A Minimal Agent for Automated Theorem Proving
2026-02-27 • Artificial Intelligence
Artificial Intelligence
AI summaryⓘ
The authors created a simple, basic AI system for proving math theorems that includes key features seen in advanced systems, like improving proofs step-by-step and searching helpful libraries. They tested it on different challenges and found it works well compared to more complex systems. Their approach of refining proofs repeatedly is more efficient and cheaper than trying to get the answer in one go. They shared their code publicly so others can use and build on it.
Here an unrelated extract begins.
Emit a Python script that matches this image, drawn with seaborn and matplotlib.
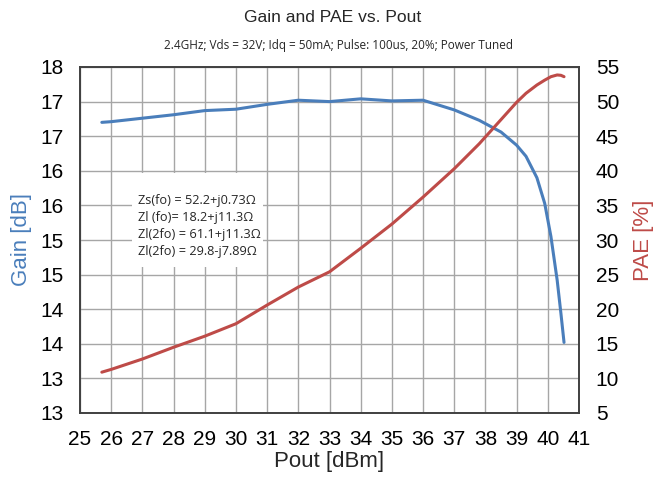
import numpy as np
import pandas as pd
import seaborn as sns
import matplotlib.pyplot as plt
from matplotlib.patches import Rectangle

# data
pout = [25.7, 26, 27, 28, 29, 30, 31, 32, 33, 34, 35, 36, 37, 37.8, 38.5,
        39, 39.3, 39.65, 39.9, 40.1, 40.3, 40.42, 40.52]
gain = [17.20, 17.21, 17.26, 17.31, 17.37, 17.39, 17.46, 17.52, 17.50, 17.54,
        17.51, 17.52, 17.38, 17.23, 17.06, 16.87, 16.71, 16.40, 16.03, 15.55,
        14.92, 14.44, 14.02]
pae = [10.9, 11.3, 12.8, 14.5, 16.1, 17.9, 20.6, 23.2, 25.4, 28.8, 32.3,
       36.2, 40.3, 43.9, 47.4, 49.9, 51.2, 52.4, 53.1, 53.6, 53.85, 53.8, 53.6]

x_ticks = list(range(25, 42))
gain_ticks = [13, 13.5, 14, 14.5, 15, 15.5, 16, 16.5, 17, 17.5, 18]
gain_tick_labels = ['13', '13', '14', '14', '15', '15', '16', '16', '17', '17', '18']
pae_ticks = [5, 10, 15, 20, 25, 30, 35, 40, 45, 50, 55]

impedances = ['Zs(fo) = 52.2+j0.73\u03a9',
              'Zl (fo)= 18.2+j11.3\u03a9',
              'Zl(2fo) = 61.1+j11.3\u03a9',
              'Zl(2fo) = 29.8-j7.89\u03a9']

blue = '#4a7ebb'
red = '#be4b48'

df = pd.DataFrame({'pout': pout, 'gain': gain, 'pae': pae})

sns.set_theme(style='white')
plt.rcParams['font.family'] = ['Liberation Sans', 'DejaVu Sans']

fig = plt.figure(figsize=(6.59, 4.78), dpi=100)
ax = fig.add_axes([80 / 659, 1 - 413 / 478, 499 / 659, 346 / 478])
ax2 = ax.twinx()

sns.lineplot(data=df, x='pout', y='gain', ax=ax, color=blue, lw=2.2, zorder=3)
sns.lineplot(data=df, x='pout', y='pae', ax=ax2, color=red, lw=2.2)

ax.set_xlim(25, 41)
ax.set_ylim(13, 18)
ax2.set_ylim(5, 55)
ax.set_xticks(x_ticks)
ax.set_yticks(gain_ticks)
ax.set_yticklabels(gain_tick_labels)
ax2.set_yticks(pae_ticks)

ax.grid(True, color='#a6a6a6', lw=1)
ax.set_axisbelow(True)
for a in (ax, ax2):
    a.tick_params(length=0, labelsize=15, colors='black', pad=12)
    for s in a.spines.values():
        s.set_color('#404040')
        s.set_linewidth(1.2)

ax.set_xlabel('Pout [dBm]', fontsize=16, labelpad=2)
ax.set_ylabel('Gain [dB]', fontsize=16, color=blue, labelpad=6)
ax2.set_ylabel('PAE [%]', fontsize=16, color=red, labelpad=10)

# impedance text box (white patch hides the grid)
ax.add_patch(Rectangle((26.66, 15.11), 4.21, 1.36, facecolor='white',
                       edgecolor='none', zorder=2))
ax.text(26.87, 15.70, '\n'.join(impedances), fontsize=9.2,
        family=['Open Sans', 'DejaVu Sans'], linespacing=1.41, va='center', ha='left',
        zorder=4)

fig.text(333 / 659, 1 - 18 / 478, 'Gain and PAE vs. Pout', ha='center', va='center',
         fontsize=12.6)
fig.text(338 / 659, 1 - 46 / 478, '2.4GHz; Vds = 32V; Idq = 50mA; Pulse: 100us, 20%; Power Tuned',
         ha='center', va='center', fontsize=8.5, family=['Open Sans', 'DejaVu Sans'])

fig.savefig('out.png', dpi=100)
AI theorem provingiterative refinementlibrary searchcontext managementsample efficiencyproof generationmachine learning modelsopen-source software
Authors
Borja Requena Pozo, Austin Letson, Krystian Nowakowski, Izan Beltran Ferreiro, Leopoldo Sarra
Abstract
We propose a minimal agentic baseline that enables systematic comparison across different AI-based theorem prover architectures. This design implements the core features shared among state-of-the-art systems: iterative proof refinement, library search and context management. We evaluate our baseline using qualitatively different benchmarks and compare various popular models and design choices, and demonstrate competitive performance compared to state-of-the-art approaches, while using a significantly simpler architecture. Our results demonstrate consistent advantages of an iterative approach over multiple single-shot generations, especially in terms of sample efficiency and cost effectiveness. The implementation is released open-source as a candidate reference for future research and as an accessible prover for the community.